UK’s inflation rose to 41-year record high at 11.1 per cent in October as food and energy prices have been surging tremendously. On Friday, Chancellor of the Exchequer Jeremy Hunt announced a new tax rise worth 25 billion pound, including a five-year income freeze on civil services. It is estimated that six million people will be dragged into paying for higher tax.
US producer prices rose 0.2 per cent in October, lower than the estimated 0.4 per cent. On a yearly basis, US producer prices rose eight per cent compared to 8.4 per cent in September. Dow climbed as traders perceived the inflation is slowing down and there won’t be another rate hike.
US retail sale rose 1.3 per cent in October, surpassing consensus’ expectations. Excluding automobile sales, core retail sale gained 1.3 per cent, the highest in nine months.
Japan’s core inflation rose 3.6 per cent in November on an annual basis, reaching a 40-year high. Despite the stoking inflation, Bank of Japan is still keeping the benchmark rate at minus 0.10 per cent to maintain a low yen exchange rate.
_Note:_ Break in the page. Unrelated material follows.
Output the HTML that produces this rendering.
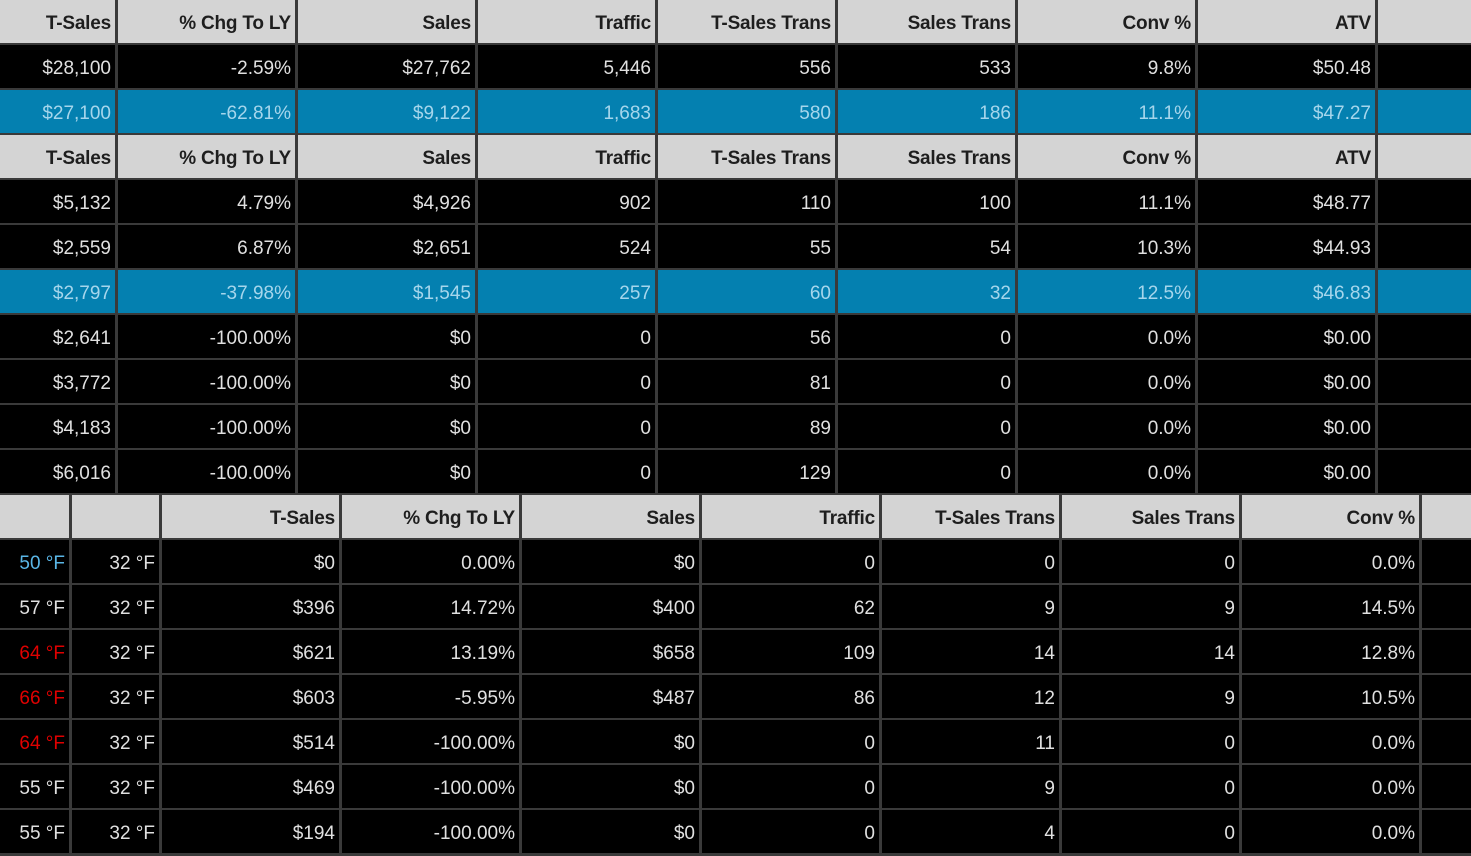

US dollar/Japanese yen consolidated in small range from 138 to 140.50 last week. We foresee the trend might move in either direction depending on fundamental factors. Observe the aforementioned range as the boundary limit on both sides might lead to a new trend.
Euro/US dollar has been resilient at 1.04 for many days. We expect the trend to be prone to a downward move as dollar might make a small recovery. The range is expected to move from 1.02 to 1.045. Beware of moving beyond this range as it could lead a new market momentum.
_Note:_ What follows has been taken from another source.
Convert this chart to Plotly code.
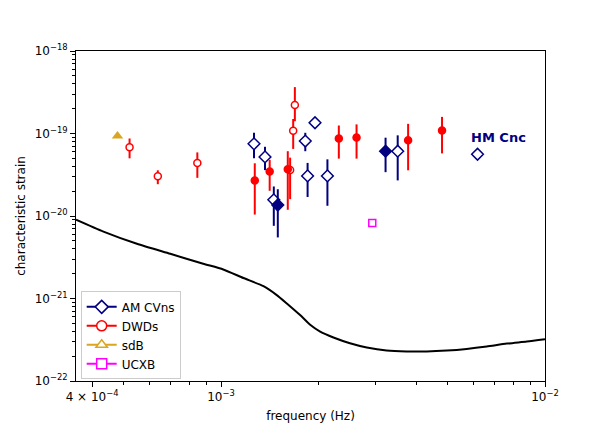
import numpy as np
import plotly.graph_objects as go

# sensitivity curve (frequency in Hz, characteristic strain)
curve_f = [3.567e-4, 4.335e-4, 5.50e-4, 6.97e-4, 8.81e-4, 1.016e-3, 1.172e-3, 1.352e-3,
           1.486e-3, 1.596e-3, 1.754e-3, 1.884e-3, 2.023e-3, 2.223e-3, 2.50e-3, 2.818e-3,
           3.243e-3, 3.74e-3, 4.315e-3, 4.977e-3, 5.73e-3, 6.61e-3, 7.62e-3, 8.79e-3, 1.0e-2]
curve_h = [9.02e-21, 6.47e-21, 4.60e-21, 3.48e-21, 2.64e-21, 2.25e-21, 1.77e-21, 1.41e-21,
           1.10e-21, 8.71e-22, 6.30e-22, 4.80e-22, 3.97e-22, 3.37e-22, 2.87e-22, 2.55e-22,
           2.34e-22, 2.28e-22, 2.28e-22, 2.34e-22, 2.45e-22, 2.62e-22, 2.84e-22, 3.01e-22, 3.21e-22]

# AM CVns, open symbols with error bars
amcvn_f = [1.264e-3, 1.367e-3, 1.455e-3, 1.82e-3, 1.85e-3, 2.13e-3, 3.51e-3]
amcvn_h = [7.5e-20, 5.2e-20, 1.57e-20, 8.1e-20, 3.06e-20, 3.06e-20, 6.1e-20]
amcvn_hi = [1.02e-19, 6.9e-20, 2.28e-20, 1.02e-19, 4.4e-20, 4.86e-20, 9.5e-20]
amcvn_lo = [5.0e-20, 3.6e-20, 7.6e-21, 6.1e-20, 1.7e-20, 1.33e-20, 2.7e-20]
# AM CVns without error bars (last one is HM Cnc)
amcvn_ne_f = [1.95e-3, 6.19e-3]
amcvn_ne_h = [1.35e-19, 5.6e-20]
# AM CVns, filled
amcvn_fill_f = [1.497e-3, 3.22e-3]
amcvn_fill_h = [1.36e-20, 6.1e-20]
amcvn_fill_hi = [2.11e-20, 8.9e-20]
amcvn_fill_lo = [5.5e-21, 3.4e-20]

# DWDs
dwd_f = [5.22e-4, 6.38e-4, 8.45e-4, 1.634e-3, 1.67e-3, 1.69e-3]
dwd_h = [6.8e-20, 3.03e-20, 4.4e-20, 3.6e-20, 1.08e-19, 2.22e-19]
dwd_hi = [8.7e-20, 3.58e-20, 5.9e-20, 5.1e-20, 1.5e-19, 3.65e-19]
dwd_lo = [5.0e-20, 2.43e-20, 2.9e-20, 1.6e-20, 6.5e-20, 1.41e-19]
dwd_fill_f = [1.271e-3, 1.413e-3, 1.607e-3, 2.31e-3, 2.62e-3, 3.78e-3, 4.81e-3]
dwd_fill_h = [2.7e-20, 3.46e-20, 3.68e-20, 8.7e-20, 8.95e-20, 8.3e-20, 1.09e-19]
dwd_fill_hi = [4.35e-20, 4.8e-20, 6.1e-20, 1.25e-19, 1.29e-19, 1.31e-19, 1.59e-19]
dwd_fill_lo = [1.04e-20, 2.02e-20, 1.19e-20, 4.96e-20, 4.96e-20, 3.58e-20, 5.74e-20]

sdb_f = [4.79e-4]
sdb_h = [9.3e-20]
ucxb_f = [2.93e-3]
ucxb_h = [8.2e-21]

xtick_vals = [4e-4, 1e-3, 1e-2]
xtick_text = ["4 × 10<sup>−4</sup>", "10<sup>−3</sup>", "10<sup>−2</sup>"]
ytick_vals = [1e-22, 1e-21, 1e-20, 1e-19, 1e-18]
ytick_text = ["10<sup>−22</sup>", "10<sup>−21</sup>", "10<sup>−20</sup>", "10<sup>−19</sup>", "10<sup>−18</sup>"]

NAVY = "#000080"
RED = "#ff0000"
GOLD = "#daa520"
MAG = "#ff00ff"


def errs(h, hi, lo):
    return np.array(hi) - np.array(h), np.array(h) - np.array(lo)


fig = go.Figure()

fig.add_trace(go.Scatter(x=curve_f, y=curve_h, mode="lines",
                         line=dict(color="black", width=2, shape="spline", smoothing=0.6),
                         showlegend=False))

up, dn = errs(amcvn_h, amcvn_hi, amcvn_lo)
fig.add_trace(go.Scatter(x=amcvn_f, y=amcvn_h, mode="markers", showlegend=False,
                         marker=dict(symbol="diamond", size=9, color="white",
                                     line=dict(color=NAVY, width=1.5)),
                         error_y=dict(type="data", symmetric=False, array=up, arrayminus=dn,
                                      color=NAVY, thickness=2, width=0)))
fig.add_trace(go.Scatter(x=amcvn_ne_f, y=amcvn_ne_h, mode="markers", showlegend=False,
                         marker=dict(symbol="diamond", size=9, color="white",
                                     line=dict(color=NAVY, width=1.5))))
up, dn = errs(amcvn_fill_h, amcvn_fill_hi, amcvn_fill_lo)
fig.add_trace(go.Scatter(x=amcvn_fill_f, y=amcvn_fill_h, mode="markers", showlegend=False,
                         marker=dict(symbol="diamond", size=9, color=NAVY,
                                     line=dict(color=NAVY, width=1.5)),
                         error_y=dict(type="data", symmetric=False, array=up, arrayminus=dn,
                                      color=NAVY, thickness=2, width=0)))

up, dn = errs(dwd_h, dwd_hi, dwd_lo)
fig.add_trace(go.Scatter(x=dwd_f, y=dwd_h, mode="markers", showlegend=False,
                         marker=dict(symbol="circle", size=7, color="white",
                                     line=dict(color=RED, width=1.5)),
                         error_y=dict(type="data", symmetric=False, array=up, arrayminus=dn,
                                      color=RED, thickness=2, width=0)))
up, dn = errs(dwd_fill_h, dwd_fill_hi, dwd_fill_lo)
fig.add_trace(go.Scatter(x=dwd_fill_f, y=dwd_fill_h, mode="markers", showlegend=False,
                         marker=dict(symbol="circle", size=7, color=RED,
                                     line=dict(color=RED, width=1.5)),
                         error_y=dict(type="data", symmetric=False, array=up, arrayminus=dn,
                                      color=RED, thickness=2, width=0)))

fig.add_trace(go.Scatter(x=sdb_f, y=sdb_h, mode="markers", showlegend=False,
                         marker=dict(symbol="triangle-up", size=10, color=GOLD)))
fig.add_trace(go.Scatter(x=ucxb_f, y=ucxb_h, mode="markers", showlegend=False,
                         marker=dict(symbol="square", size=7, color="white",
                                     line=dict(color=MAG, width=1.5))))

# legend entries
for name, col, sym in [("AM CVns", NAVY, "diamond"), ("DWDs", RED, "circle"),
                       ("sdB", GOLD, "triangle-up"), ("UCXB", MAG, "square")]:
    fig.add_trace(go.Scatter(x=[None], y=[None], mode="lines+markers", name=name,
                             line=dict(color=col, width=2),
                             marker=dict(symbol=sym, size=10, color="white",
                                         line=dict(color=col, width=1.5))))

fig.add_annotation(x=np.log10(7.16e-3), y=np.log10(8.95e-20), xref="x", yref="y",
                   text="<b>HM Cnc</b>", showarrow=False,
                   font=dict(size=13, color=NAVY))

minor_x = [m * 10.0 ** e for e in (-4, -3) for m in range(2, 10)]
minor_x = [v for v in minor_x if 3.6e-4 < v < 1e-2 and v != 4e-4]
minor_y = [m * 10.0 ** e for e in (-22, -21, -20, -19) for m in range(2, 10)]

axis_common = dict(type="log", showgrid=False, zeroline=False, showline=True,
                   linecolor="black", linewidth=1, mirror=True, ticks="outside",
                   ticklen=5, tickwidth=1, tickcolor="black",
                   tickfont=dict(size=12, color="black"))

fig.update_xaxes(range=[np.log10(3.567e-4), -2], tickvals=xtick_vals, ticktext=xtick_text,
                 title=dict(text="frequency (Hz)", font=dict(size=12), standoff=8),
                 minor=dict(tickvals=minor_x, ticks="outside", ticklen=3,
                            tickcolor="black", tickwidth=0.8),
                 **axis_common)
fig.update_yaxes(range=[-22, -18], tickvals=ytick_vals, ticktext=ytick_text,
                 title=dict(text="characteristic strain", font=dict(size=12), standoff=6),
                 minor=dict(tickvals=minor_y, ticks="outside", ticklen=3,
                            tickcolor="black", tickwidth=0.8),
                 **axis_common)

fig.update_layout(
    width=606, height=433,
    margin=dict(l=76, r=61, t=51, b=50),
    paper_bgcolor="white", plot_bgcolor="white",
    font=dict(family="DejaVu Sans", size=12, color="black"),
    legend=dict(x=0.01, y=0.005, xanchor="left", yanchor="bottom",
                bgcolor="white", bordercolor="#cccccc", borderwidth=1,
                font=dict(size=12), tracegroupgap=0, itemwidth=30),
)

# drop the page's default body margin so the figure sits at the window's corner
fig.write_html("out.html", config={"displayModeBar": False},
               post_script="document.body.style.margin = '0';")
British pound/US dollar slowed down its ascension but stayed resisted at 1.20. We reckoned the trend will likely swing sideways as the investors are still waiting to see a clearer policy from the new government.
We target the initial range from 1.1750 to 1.20 and probably trade within this range for a while. Traders are reminded to be prudent.
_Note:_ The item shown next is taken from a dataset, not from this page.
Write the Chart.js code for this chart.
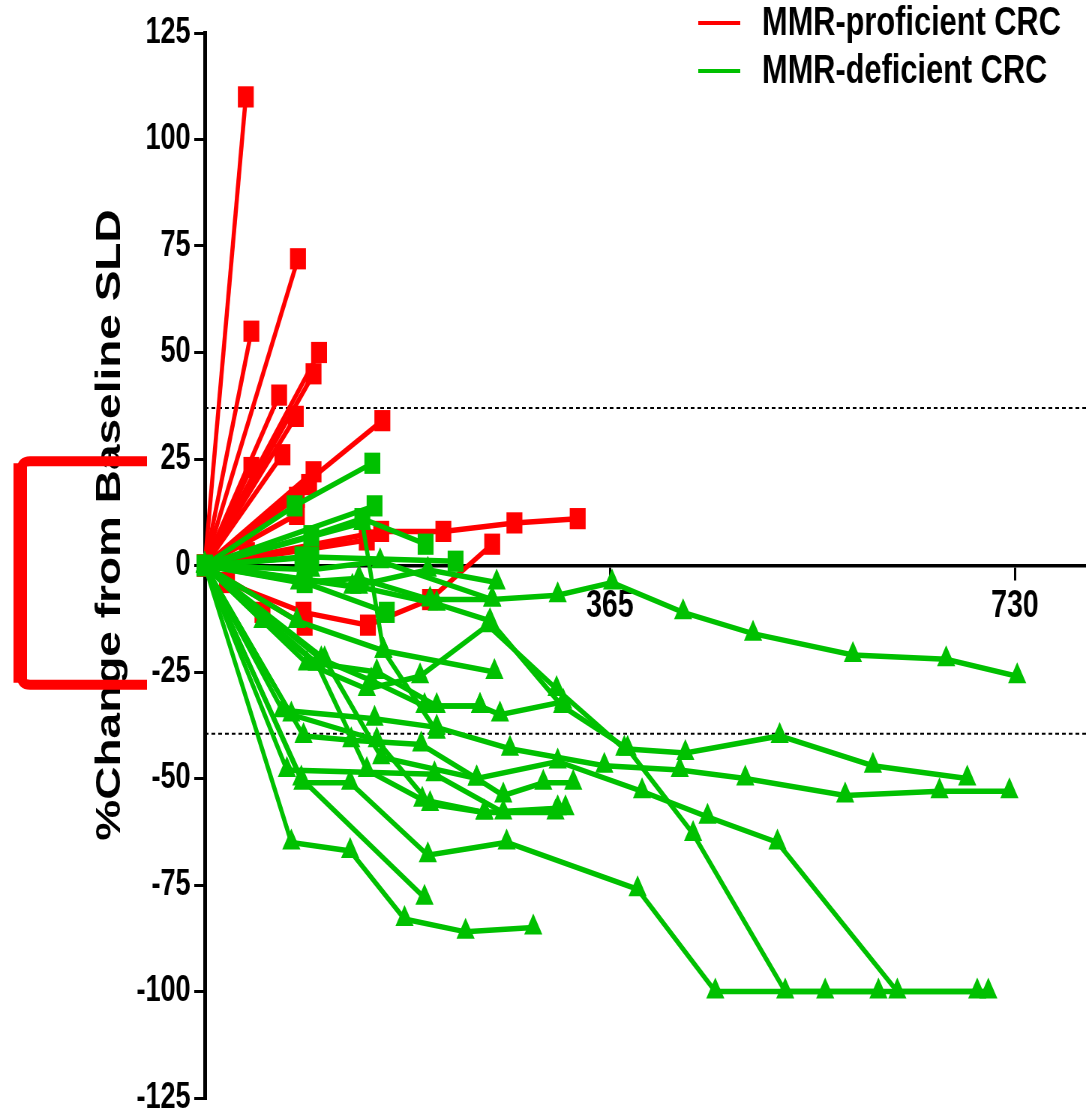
<!DOCTYPE html>
<html lang="en">
<head>
<meta charset="UTF-8">
<title>%Change from Baseline SLD</title>
<script src="https://cdn.jsdelivr.net/npm/chart.js@4.4.0/dist/chart.umd.min.js"></script>
<style>
  html, body { margin: 0; padding: 0; background: #fff; overflow: hidden; }
  /* the original figure is squeezed horizontally, so draw wide and scale down */
  .wrap { width: 1448px; height: 1114px; transform: scaleX(0.75); transform-origin: 0 0; }
</style>
</head>
<body>
<div class="wrap"><canvas id="spider"></canvas></div>
<script>
// [day, % change from baseline SLD]
const proficientSeries = [
  [[0,0],[37,110]], [[0,0],[42,55]], [[0,0],[84,72]], [[0,0],[67,40]],
  [[0,0],[103,50]], [[0,0],[98,45]], [[0,0],[82,35]], [[0,0],[70,26]],
  [[0,0],[42,23]], [[0,0],[98,22]], [[0,0],[94,19]], [[0,0],[83,16]],
  [[0,0],[83,12]], [[0,0],[160,34]],
  [[0,0],[159,8],[215,8],[279,10],[336,11]],
  [[0,0],[146,6]], [[0,0],[38,3]],
  [[0,0],[20,-4],[89,-11],[147,-14],[203,-8],[259,5]],
  [[0,0],[52,-11]], [[0,0],[90,-14]]
];

const deficientSquareSeries = [
  [[0,0],[81,14],[151,24]],
  [[0,0],[153,14]],
  [[0,0],[96,7],[142,11],[199,5]],
  [[0,0],[96,2],[226,1]],
  [[0,0],[90,-4],[164,-11]],
  [[0,0],[88,2]]
];

const deficientTriangleSeries = [
  [[0,0],[96,-1],[158,1],[259,-8],[318,-7],[367,-4],[431,-11],[494,-16],[584,-21],[668,-22],[732,-26]],
  [[0,0],[83,-13],[161,-20],[261,-25]],
  [[0,0],[52,-13],[101,-23],[155,-25],[209,-33],[248,-33],[266,-35],[323,-32]],
  [[0,0],[92,-23],[146,-29],[194,-26],[255,-14],[317,-29],[378,-43],[433,-44],[518,-40],[602,-47],[687,-50]],
  [[0,0],[139,-5],[209,-9],[257,-13],[322,-33],[381,-43],[440,-63],[523,-100],[706,-100]],
  [[0,0],[108,-22],[159,-45],[245,-50],[318,-46],[394,-53],[453,-59],[516,-65],[624,-100],[696,-100]],
  [[0,0],[70,-34],[153,-36],[209,-38],[275,-43],[360,-47],[428,-48],[487,-50],[577,-54],[662,-53],[725,-53]],
  [[0,0],[78,-35],[155,-41],[203,-56],[252,-58],[316,-58]],
  [[0,0],[89,-40],[132,-41],[195,-42],[245,-50],[269,-54],[305,-51],[332,-51]],
  [[0,0],[74,-48],[207,-49],[269,-58],[325,-57]],
  [[0,0],[87,-50],[198,-78]],
  [[0,0],[88,-51],[131,-51],[201,-68],[272,-65],[390,-76],[460,-100],[559,-100],[607,-100]],
  [[0,0],[78,-65],[131,-67],[180,-83],[235,-86],[296,-85]],
  [[0,0],[101,-23],[146,-48],[196,-55],[252,-58],[318,-57]],
  [[0,0],[105,-22],[150,-27],[198,-33],[248,-33]],
  [[0,0],[142,10],[161,-20],[209,-39]],
  [[0,0],[133,-5],[201,-1],[263,-4]],
  [[0,0],[85,-4],[139,-3],[203,-8],[259,-8]]
];

const refLines = [37, -39.5];
const bracketSpan = [24.5, -28];
const xTicks = [365, 730];
const yTicks = [-125, -100, -75, -50, -25, 0, 25, 50, 75, 100, 125];
const xMax = 794;
const legendLabels = ['MMR-proficient CRC', 'MMR-deficient CRC'];
const yTitle = '%Change from Baseline SLD';

const RED = '#ff0000';
const GREEN = '#00c000';
const FONT = "'Liberation Sans', Arial, sans-serif";

function toPoints(series) {
  return series.map(([d, v]) => ({ x: d, y: v }));
}

function seriesSet(list, color, style, radius, order) {
  return list.map(s => ({
    data: toPoints(s),
    borderColor: color,
    backgroundColor: color,
    pointBackgroundColor: color,
    pointBorderWidth: 0,
    pointStyle: style,
    pointRadius: radius,
    borderWidth: 5.5,
    tension: 0,
    clip: false,
    order: order
  }));
}

const datasets = [
  ...seriesSet(deficientSquareSeries, GREEN, 'rect', 15, 1),
  ...seriesSet(deficientTriangleSeries, GREEN, 'triangle', 14, 1),
  ...seriesSet(proficientSeries, RED, 'rect', 15, 2),
  ...refLines.map(v => ({
    data: [{ x: 0, y: v }, { x: xMax, y: v }],
    borderColor: '#000',
    borderWidth: 2,
    borderDash: [5, 4],
    pointRadius: 0,
    order: 3
  }))
];

// title, bracket and legend
const decor = {
  id: 'decor',
  afterDraw(chart) {
    const ctx = chart.ctx;
    const ys = chart.scales.y;

    // y axis title
    ctx.save();
    ctx.translate(160, 525);
    ctx.rotate(-Math.PI / 2);
    ctx.fillStyle = '#000';
    ctx.font = 'bold 46px ' + FONT;
    ctx.textAlign = 'center';
    ctx.textBaseline = 'alphabetic';
    ctx.fillText(yTitle, 0, 0);
    ctx.restore();

    // red bracket
    const yTop = ys.getPixelForValue(bracketSpan[0]);
    const yBot = ys.getPixelForValue(bracketSpan[1]);
    ctx.save();
    ctx.strokeStyle = RED;
    ctx.lineJoin = 'round';
    ctx.lineCap = 'butt';
    ctx.lineWidth = 10;
    ctx.beginPath();
    ctx.moveTo(196, yTop);
    ctx.lineTo(40, yTop);
    ctx.quadraticCurveTo(27, yTop, 27, yTop + 10);
    ctx.lineTo(27, yBot - 10);
    ctx.quadraticCurveTo(27, yBot, 40, yBot);
    ctx.lineTo(196, yBot);
    ctx.stroke();
    ctx.lineWidth = 18;
    ctx.beginPath();
    ctx.moveTo(27, yTop + 2);
    ctx.lineTo(27, yBot - 2);
    ctx.stroke();
    ctx.restore();

    // legend
    ctx.save();
    ctx.font = 'bold 41px ' + FONT;
    ctx.textBaseline = 'middle';
    ctx.fillStyle = '#000';
    [RED, GREEN].forEach((c, i) => {
      const y = 23 + i * 48;
      ctx.strokeStyle = c;
      ctx.lineWidth = 4;
      ctx.beginPath();
      ctx.moveTo(931, y);
      ctx.lineTo(987, y);
      ctx.stroke();
      ctx.fillText(legendLabels[i], 1016, y + 1);
    });
    ctx.restore();
  }
};

new Chart(document.getElementById('spider'), {
  type: 'line',
  data: { datasets },
  plugins: [decor],
  options: {
    responsive: true,
    maintainAspectRatio: false,
    animation: false,
    events: [],
    layout: { autoPadding: false, padding: { top: 33, bottom: 16, left: 0, right: 0 } },
    plugins: {
      legend: { display: false },
      tooltip: { enabled: false }
    },
    scales: {
      x: {
        type: 'linear',
        min: 0,
        max: xMax,
        position: { y: 0 },
        afterBuildTicks: s => { s.ticks = xTicks.map(v => ({ value: v })); },
        afterFit: s => { s.paddingLeft = 0; s.paddingRight = 0; },
        grid: { drawOnChartArea: false, drawTicks: true, tickLength: 13, color: '#000', lineWidth: 3 },
        border: { display: true, color: '#000', width: 3.5 },
        ticks: {
          color: '#000',
          maxRotation: 0,
          padding: 9,
          font: { family: FONT, size: 38, weight: 'bold', lineHeight: 1 }
        }
      },
      y: {
        type: 'linear',
        min: -125,
        max: 125,
        position: 'left',
        afterBuildTicks: s => { s.ticks = yTicks.map(v => ({ value: v })); },
        afterFit: s => { s.width = 273; s.paddingTop = 0; s.paddingBottom = 0; },
        grid: { drawOnChartArea: false, drawTicks: true, tickLength: 14, color: '#000', lineWidth: 3 },
        border: { display: true, color: '#000', width: 5 },
        ticks: {
          color: '#000',
          padding: 5,
          font: { family: FONT, size: 36, weight: 'bold', lineHeight: 1 }
        }
      }
    }
  }
});
</script>
</body>
</html>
WTI Crude prices fell last week due to the fear of a recession. Some supports have been identified at US$80 per barrel before the weekend. We predict the range will move from US$80 to US$90 per barrel in mixed sentiment.
Traders are still adopting a cautious stance in the crude’s direction as many uncertainties loom in the Ukraine war crisis.
Crude Palm Oil (FCPO) Futures on Bursa Derivatives broke beneath RM4,000 per metric tonne due to weakening demand and recovering ringgit against dollar. February 2022 Futures contract closed at RM3,845 per metric tonne on Friday. We reckoned the trend will likely dip further and stay within RM3,600 to RM4,000 per metric tonne. Demand will likely stay low for a while as recession looms in the market.
Gold prices might have temporary hit US$1,790 per ounce last week. The market will continue to make a correction in softer sentiment. The range is expected to be contained from US$1,720 to US$1,770 per ounce in mixed trading. Profit-taking will emerge if the market couldn’t cross above US$1,770 per ounce after mid-week.
Silver prices topped US$22 per ounce last week and has begun to correct. We forecast the range will be tight from US$21.50 to US$22.50 per ounce initially. Sideways trend is likely to emerge as traders adjust their positions. Observe the new direction in case there is a breakaway from the aforementioned range.
Dar Wong has more than 30 years of trading and hedging experiences in global financial markets. The opinion is solely his own. He can be reached at [email protected]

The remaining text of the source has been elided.